I have much of my work on my BSD part, so it would be really a pity to have lost it. Moreover, one of the partitions managed by BSD is a geli-crypted one.

I was thinking to backup somewhere my grub.conf and simply let XP installer to finish its work and overwrite MBR. Then I plan to boot with some LiveCD and do the manual work on GRUB.

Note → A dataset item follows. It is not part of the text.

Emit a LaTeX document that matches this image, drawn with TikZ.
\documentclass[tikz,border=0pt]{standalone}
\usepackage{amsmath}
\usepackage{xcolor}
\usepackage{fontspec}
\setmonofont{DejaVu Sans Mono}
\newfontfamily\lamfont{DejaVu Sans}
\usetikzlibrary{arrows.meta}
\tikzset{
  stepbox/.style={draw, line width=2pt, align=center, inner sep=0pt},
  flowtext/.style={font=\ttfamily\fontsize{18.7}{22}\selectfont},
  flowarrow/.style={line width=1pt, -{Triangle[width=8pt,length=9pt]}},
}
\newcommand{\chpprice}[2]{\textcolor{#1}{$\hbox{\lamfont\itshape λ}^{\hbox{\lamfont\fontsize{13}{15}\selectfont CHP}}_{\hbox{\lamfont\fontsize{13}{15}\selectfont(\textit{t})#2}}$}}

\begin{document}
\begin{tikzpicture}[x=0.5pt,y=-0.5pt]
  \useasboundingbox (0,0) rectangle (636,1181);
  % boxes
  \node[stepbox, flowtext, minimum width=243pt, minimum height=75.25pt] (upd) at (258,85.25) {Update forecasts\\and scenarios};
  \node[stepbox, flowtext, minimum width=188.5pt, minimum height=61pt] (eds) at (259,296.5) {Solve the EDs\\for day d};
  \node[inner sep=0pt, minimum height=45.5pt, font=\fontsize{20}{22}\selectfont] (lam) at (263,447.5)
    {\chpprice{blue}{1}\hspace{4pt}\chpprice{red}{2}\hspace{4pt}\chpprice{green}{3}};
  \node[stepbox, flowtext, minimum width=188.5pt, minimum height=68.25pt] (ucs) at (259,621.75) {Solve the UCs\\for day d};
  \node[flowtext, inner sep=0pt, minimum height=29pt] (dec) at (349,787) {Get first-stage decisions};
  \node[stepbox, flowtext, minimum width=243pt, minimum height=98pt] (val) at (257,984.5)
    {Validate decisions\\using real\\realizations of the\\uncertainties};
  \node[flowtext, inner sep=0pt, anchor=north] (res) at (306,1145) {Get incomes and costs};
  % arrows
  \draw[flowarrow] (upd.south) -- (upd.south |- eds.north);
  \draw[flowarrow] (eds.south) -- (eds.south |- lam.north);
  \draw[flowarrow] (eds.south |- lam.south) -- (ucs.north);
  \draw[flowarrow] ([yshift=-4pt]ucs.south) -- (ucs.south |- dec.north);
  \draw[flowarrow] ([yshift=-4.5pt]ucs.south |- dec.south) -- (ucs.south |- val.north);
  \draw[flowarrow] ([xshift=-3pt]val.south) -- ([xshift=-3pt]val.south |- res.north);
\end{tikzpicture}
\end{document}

Is my line of reasoning OK?
Could you please tell me how exactly to proceed so I could gladly re-install XP and keep my BSD intact?
Will my geli-partition stay untouched? (I do not see any reason for the opposite, however it is better to ask  )

Thnx a lot!
NoE


----------



## graudeejs (Feb 1, 2009)

save mbr
*dd if=/dev/ad0 of=/path/to/mbr.img bs=512 count=1*
or you can probably copy /boot/mbr to some place safe  , fash

restore mbr
*dd if=/path/to/mbr.img of=/dev/ad0 bs=512 count=1*


alse there was some way to load bsd from Windows loader (vista for sure, not 100% sure about xp), but i can't find the article anymore

some windows don't let you specify disk partition sizes and just wipe out everything and create 1 big peace of junk (i have oem vista, that does this). I suggest you check if yours is different on emulator

otherwise it all should be ok.
if something goes wrong with mbr, don't worry it is more than possible to restore it.

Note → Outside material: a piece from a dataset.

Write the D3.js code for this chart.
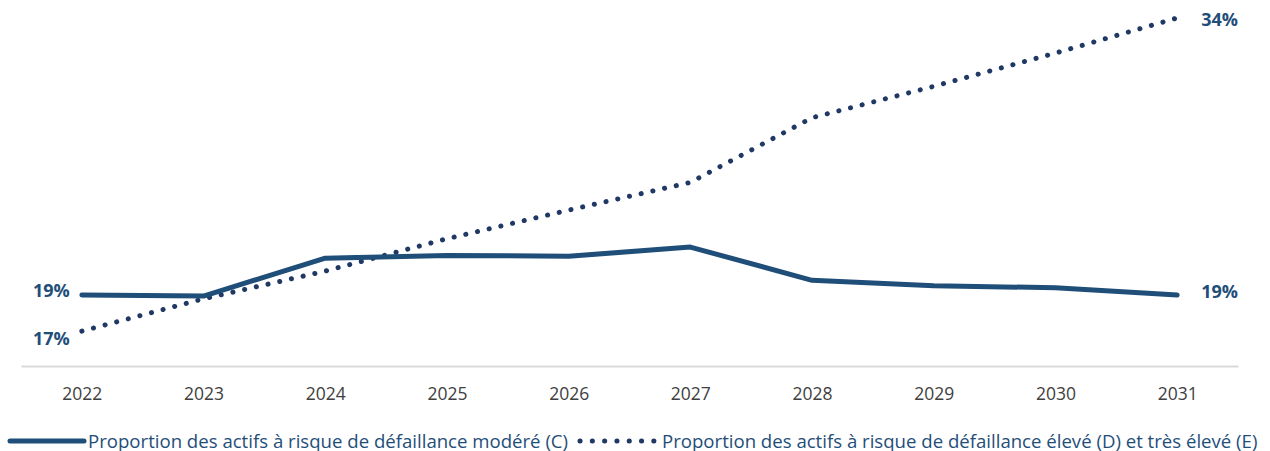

If you have problems just let us know.


----------



## ale (Feb 1, 2009)

killasmurf86 said:
			
		

> alse there was some way to load bsd from Windows loader (vista for sure, not 100% sure about xp), but i can't find the article anymore


I did it the past with linux and w2k (same as xp), I'm not sure it works for bsd. Theoretically it should but I've never tested it.
You just have to run dd in the same way but specifing the partition where the os to be booted is installed. For example, for linux it was the partition mounted as boot.
Then move the output file to c:/ and add an entry pointing to the file in c:/boot.ini (not sure about the name, can't remember).
I've never seen vista, but I think that doing the same with vista is far more complex and requires more operations from vista.

Another option should be installing xp and then using boot0cfg using the livefs cd.


----------



## NoE (Feb 1, 2009)

Hi,



			
				ale said:
			
		

> Then move the output file to c:/ and add an entry pointing to the file in c:/boot.ini (not sure about the name, can't remember).

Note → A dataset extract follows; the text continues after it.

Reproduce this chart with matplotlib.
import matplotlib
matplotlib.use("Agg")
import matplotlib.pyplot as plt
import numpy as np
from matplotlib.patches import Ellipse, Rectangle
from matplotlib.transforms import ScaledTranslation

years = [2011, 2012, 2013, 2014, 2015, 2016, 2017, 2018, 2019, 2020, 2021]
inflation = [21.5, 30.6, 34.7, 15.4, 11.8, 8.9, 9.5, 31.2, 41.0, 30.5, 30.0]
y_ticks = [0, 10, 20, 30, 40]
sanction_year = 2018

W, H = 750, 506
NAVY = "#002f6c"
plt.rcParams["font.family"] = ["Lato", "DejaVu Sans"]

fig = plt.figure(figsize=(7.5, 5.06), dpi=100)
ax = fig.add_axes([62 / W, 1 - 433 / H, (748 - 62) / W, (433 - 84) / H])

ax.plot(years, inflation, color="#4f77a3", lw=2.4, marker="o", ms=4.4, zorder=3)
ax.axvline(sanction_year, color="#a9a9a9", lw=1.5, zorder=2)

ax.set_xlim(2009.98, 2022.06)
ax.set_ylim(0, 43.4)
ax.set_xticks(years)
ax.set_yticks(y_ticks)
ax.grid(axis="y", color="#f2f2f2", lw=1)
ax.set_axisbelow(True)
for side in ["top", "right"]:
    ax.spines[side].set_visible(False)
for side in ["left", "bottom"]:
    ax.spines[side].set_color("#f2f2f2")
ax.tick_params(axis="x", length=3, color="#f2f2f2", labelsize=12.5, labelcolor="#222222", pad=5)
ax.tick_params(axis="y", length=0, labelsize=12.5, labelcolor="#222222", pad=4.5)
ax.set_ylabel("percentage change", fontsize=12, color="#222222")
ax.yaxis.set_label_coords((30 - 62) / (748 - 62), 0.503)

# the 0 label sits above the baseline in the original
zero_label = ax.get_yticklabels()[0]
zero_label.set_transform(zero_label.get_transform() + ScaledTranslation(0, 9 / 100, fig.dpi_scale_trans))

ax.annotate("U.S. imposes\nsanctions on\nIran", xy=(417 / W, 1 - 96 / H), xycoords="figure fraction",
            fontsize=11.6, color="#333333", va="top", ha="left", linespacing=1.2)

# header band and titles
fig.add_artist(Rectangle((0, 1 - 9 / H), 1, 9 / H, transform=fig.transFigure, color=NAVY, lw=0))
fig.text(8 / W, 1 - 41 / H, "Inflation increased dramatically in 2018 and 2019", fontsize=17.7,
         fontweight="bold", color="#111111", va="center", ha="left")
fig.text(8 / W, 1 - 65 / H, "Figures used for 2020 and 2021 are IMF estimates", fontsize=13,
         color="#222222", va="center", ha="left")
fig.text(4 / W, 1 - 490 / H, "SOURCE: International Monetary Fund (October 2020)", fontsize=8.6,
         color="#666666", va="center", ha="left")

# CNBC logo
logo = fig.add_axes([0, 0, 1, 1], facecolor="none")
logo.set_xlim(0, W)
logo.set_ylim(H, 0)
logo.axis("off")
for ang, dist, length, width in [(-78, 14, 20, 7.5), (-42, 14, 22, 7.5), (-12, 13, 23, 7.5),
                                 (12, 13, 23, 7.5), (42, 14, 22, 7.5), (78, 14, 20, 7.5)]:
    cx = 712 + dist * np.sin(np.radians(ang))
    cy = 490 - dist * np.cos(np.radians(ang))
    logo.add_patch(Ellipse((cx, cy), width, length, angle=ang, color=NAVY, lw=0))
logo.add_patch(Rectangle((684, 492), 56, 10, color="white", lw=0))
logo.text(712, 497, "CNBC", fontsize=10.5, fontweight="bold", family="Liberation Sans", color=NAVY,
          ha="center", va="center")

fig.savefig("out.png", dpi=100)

Perhaps you are refering to XP boot utility, which I do no like to use - I would like to use GRUB instead 

For Vista I am not sure and I have not the guts to proceed with.  XP proved to be enough from Windows world


----------



## ale (Feb 1, 2009)

NoE said:
			
		

> Perhaps you are refering to XP boot utility, which I do no like to use - I would like to use GRUB instead


That's fine. When you will be able to boot FreeBSD with the ms bootloader, you can install grub over the MBR.


----------



## zeiz (Feb 5, 2009)

killasmurf86 said:
			
		

> if something goes wrong with mbr, don't worry it is more than possible to restore it.



How? I know only way with Live CD.
Also where to run dd from to restore mbr? From within Windows?


----------



## NoE (Feb 6, 2009)

zeiz said:
			
		

> How? I know only way with Live CD.
> Also where to run dd from to restore mbr? From within Windows?


no dd under windows, I guess, although there are some strange bunch of "unix-utils" for windows 
....so I am gathering knowledge and guts to proceed - perhaps this weekend will be the right time. Anyway, I will place here the results of my work afterwards.
NoE


----------



## zeiz (Feb 6, 2009)

With my friend we are trying to compile a small instruction for newbies how to install and configure FreeBSD with dual boot with Windows (hopefully Win7 already). It supposed to be some kind of the Handbook but very "compressed" to fit in 3-4 pages. It's not important first to understand "why" it's important to know "how". Since Windows is well known subject for instant reinstall MBR restoration is very important point. It would be easier having a floppy, however nowadays many computers have no fdd. So any hints and tips would be highly appreciated


----------



## NoE (Feb 23, 2009)

killasmurf86 said:
			
		

> save mbr
> *dd if=/dev/ad0 of=/path/to/mbr.img bs=512 count=1*
> or you can probably copy /boot/mbr to some place safe  , fash
> 
> ...



so finally I have gather enough guts to proceed. I have saved the mbr.img as you have proposed and reinstall XP on its partition - it went fine although sometimes it drove me mad 

however after finishing it, I have started Live DesktopBSD and restored the mbr.img (from fat32 USB disk) and everything is at it was.

so thnx a lot and good luck to you when you will need it!


----------



## Djn (Feb 23, 2009)

edit: can't read, sorry about the noise.


----------